Echo B: The Gravitational Wave Chirp (The Space-Time Rumble)
When the Axion explodes and creates these magnetic fields, it also creates a lot of chaos and turbulence in the fabric of space-time.
- The Analogy: Imagine dropping a giant stone into a calm pond. The splash creates ripples. Here, the "splash" is the Axion explosion, and the "ripples" are Gravitational Waves.
- The Frequency: These ripples are very low-pitched (in the micro-Hertz range). They are too low for current detectors (like LIGO) to hear, but the paper points to a future space-based detector called µARES that might be able to catch this specific "chirp."
4. Why This Matters (The "Audible" Part)
The title calls this the "Audible Axion."

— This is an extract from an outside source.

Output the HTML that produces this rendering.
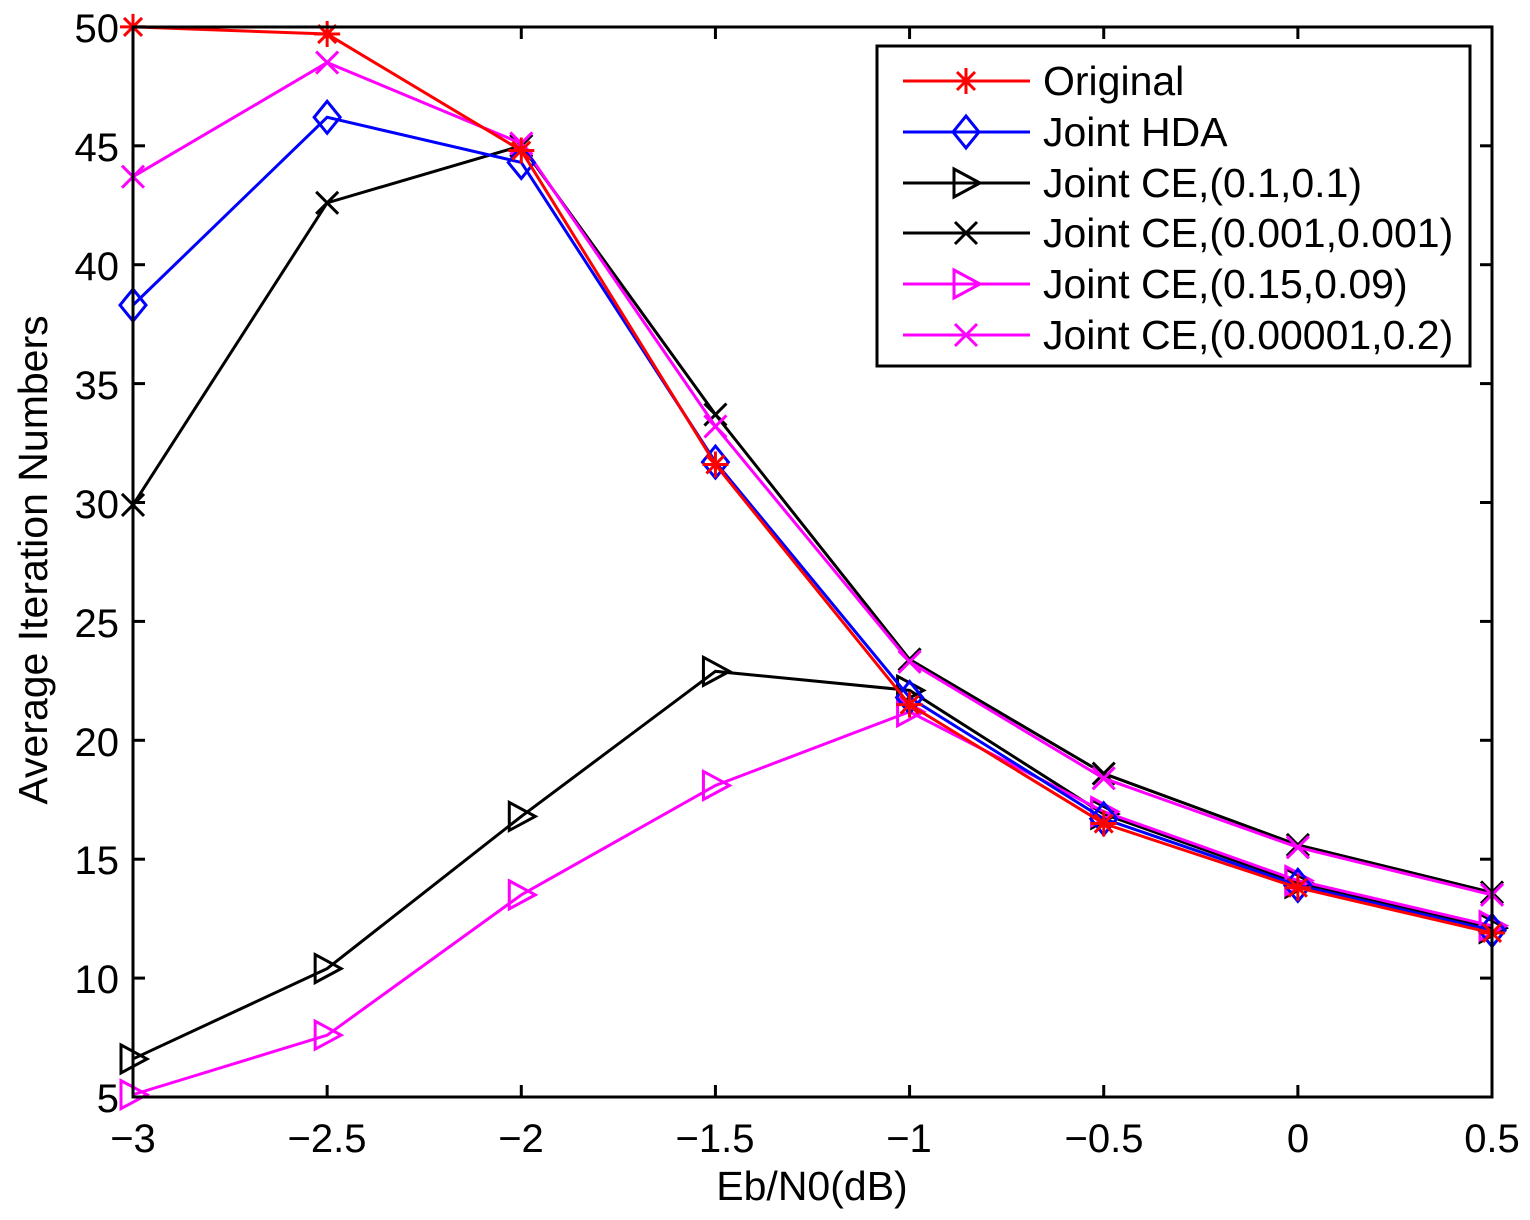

- Before: We were looking for the Axion in the dark, hoping to catch it in a lab experiment.
- Now: If this theory is right, the Axion is loud. It leaves a fingerprint in the magnetic fields between galaxies and a rumble in the gravitational waves.
The paper maps out a specific "sweet spot" for the Axion's properties (its mass and how strongly it interacts with light). If the Axion exists within this specific range, it would have created the magnetic fields we see today and produced a gravitational wave signal that future telescopes can detect.
The Bottom Line
The authors are saying: "If the Axion is the kind that gets trapped and then explodes, it would have created a cosmic storm. That storm left behind strong magnetic fields between galaxies and a low-frequency rumble in space-time. We can check if this is true by looking at Blazars and waiting for the next generation of gravitational wave detectors."
This turns the search for Dark Matter from a silent hunt into a multi-sensory investigation, using both magnetic maps and sound waves to find the invisible particle.